- **JOB**: Using the listing below, copy every line that mentions "matplotlib".
--- Start INFORMATION SUPPLIED ---
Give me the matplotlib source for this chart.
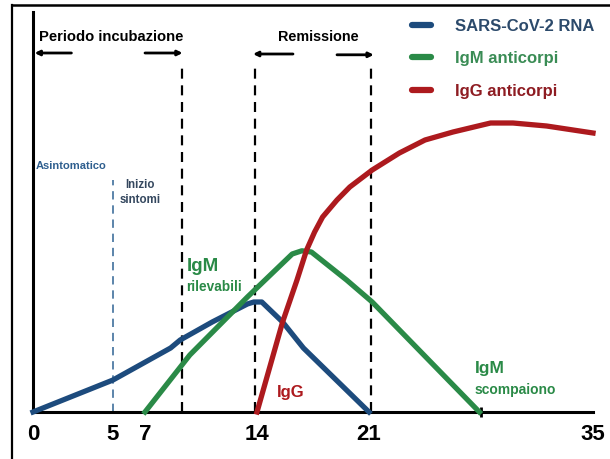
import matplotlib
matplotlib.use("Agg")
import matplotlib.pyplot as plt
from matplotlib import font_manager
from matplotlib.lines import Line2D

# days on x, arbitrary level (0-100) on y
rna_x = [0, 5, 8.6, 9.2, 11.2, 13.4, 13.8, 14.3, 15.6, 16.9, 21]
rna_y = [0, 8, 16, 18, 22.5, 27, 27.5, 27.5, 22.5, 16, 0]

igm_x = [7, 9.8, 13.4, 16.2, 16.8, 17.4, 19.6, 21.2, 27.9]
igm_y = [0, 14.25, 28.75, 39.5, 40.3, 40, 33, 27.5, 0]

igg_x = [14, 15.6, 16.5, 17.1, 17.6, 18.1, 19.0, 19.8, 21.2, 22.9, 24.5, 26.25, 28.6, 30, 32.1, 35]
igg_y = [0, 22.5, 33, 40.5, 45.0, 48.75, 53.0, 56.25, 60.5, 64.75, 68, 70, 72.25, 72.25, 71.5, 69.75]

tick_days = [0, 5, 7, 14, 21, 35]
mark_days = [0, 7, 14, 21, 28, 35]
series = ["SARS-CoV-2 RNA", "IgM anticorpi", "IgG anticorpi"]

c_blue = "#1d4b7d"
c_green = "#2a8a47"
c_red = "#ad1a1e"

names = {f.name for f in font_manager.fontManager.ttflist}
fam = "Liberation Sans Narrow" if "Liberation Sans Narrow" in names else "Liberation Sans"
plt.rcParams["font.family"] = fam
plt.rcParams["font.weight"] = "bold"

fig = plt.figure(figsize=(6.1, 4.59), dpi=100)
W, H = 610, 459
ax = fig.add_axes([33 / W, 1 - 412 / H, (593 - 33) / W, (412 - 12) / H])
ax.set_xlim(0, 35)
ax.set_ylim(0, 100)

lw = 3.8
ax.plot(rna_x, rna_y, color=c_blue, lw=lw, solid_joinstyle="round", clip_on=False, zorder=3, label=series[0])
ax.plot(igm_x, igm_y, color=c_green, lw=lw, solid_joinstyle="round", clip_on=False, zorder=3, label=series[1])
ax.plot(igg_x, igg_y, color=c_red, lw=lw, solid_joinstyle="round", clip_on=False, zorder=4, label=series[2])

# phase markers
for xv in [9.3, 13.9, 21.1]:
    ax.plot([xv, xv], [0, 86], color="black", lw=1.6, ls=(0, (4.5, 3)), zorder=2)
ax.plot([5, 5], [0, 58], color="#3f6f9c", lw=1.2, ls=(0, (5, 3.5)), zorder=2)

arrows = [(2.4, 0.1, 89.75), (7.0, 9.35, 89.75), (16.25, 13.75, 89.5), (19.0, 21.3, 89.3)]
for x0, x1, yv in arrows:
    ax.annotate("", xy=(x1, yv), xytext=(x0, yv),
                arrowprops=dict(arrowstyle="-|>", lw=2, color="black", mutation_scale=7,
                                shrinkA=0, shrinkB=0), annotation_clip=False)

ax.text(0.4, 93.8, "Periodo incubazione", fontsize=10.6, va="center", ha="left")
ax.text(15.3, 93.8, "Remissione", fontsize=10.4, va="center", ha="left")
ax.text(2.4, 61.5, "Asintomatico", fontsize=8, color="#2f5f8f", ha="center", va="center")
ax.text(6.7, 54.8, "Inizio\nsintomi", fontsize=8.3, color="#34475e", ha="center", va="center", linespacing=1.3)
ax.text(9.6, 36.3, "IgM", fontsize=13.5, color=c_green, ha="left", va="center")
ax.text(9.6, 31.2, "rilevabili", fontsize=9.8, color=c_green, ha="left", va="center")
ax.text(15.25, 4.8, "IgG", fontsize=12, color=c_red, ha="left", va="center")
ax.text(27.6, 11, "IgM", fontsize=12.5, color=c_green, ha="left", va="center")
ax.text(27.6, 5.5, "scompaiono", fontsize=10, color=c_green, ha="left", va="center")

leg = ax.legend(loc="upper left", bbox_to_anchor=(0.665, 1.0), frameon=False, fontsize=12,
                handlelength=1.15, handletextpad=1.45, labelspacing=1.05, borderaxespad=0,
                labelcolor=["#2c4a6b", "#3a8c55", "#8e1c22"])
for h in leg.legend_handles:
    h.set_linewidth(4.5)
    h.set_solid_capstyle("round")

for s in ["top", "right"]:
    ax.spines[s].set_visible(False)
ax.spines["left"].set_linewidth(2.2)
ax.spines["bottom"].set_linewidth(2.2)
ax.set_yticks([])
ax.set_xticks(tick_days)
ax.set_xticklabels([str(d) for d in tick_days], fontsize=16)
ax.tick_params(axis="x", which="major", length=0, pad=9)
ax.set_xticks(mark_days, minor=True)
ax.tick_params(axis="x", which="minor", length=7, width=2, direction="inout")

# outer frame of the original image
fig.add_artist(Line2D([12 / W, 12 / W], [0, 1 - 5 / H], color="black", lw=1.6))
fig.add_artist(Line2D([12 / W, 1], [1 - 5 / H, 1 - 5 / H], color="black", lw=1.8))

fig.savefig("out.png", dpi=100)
--- End INFORMATION SUPPLIED ---
- **COMPLETE RESPONSE**:
Give me the matplotlib source for this chart.
import matplotlib
matplotlib.use("Agg")
import matplotlib.pyplot as plt
from matplotlib import font_manager
from matplotlib.lines import Line2D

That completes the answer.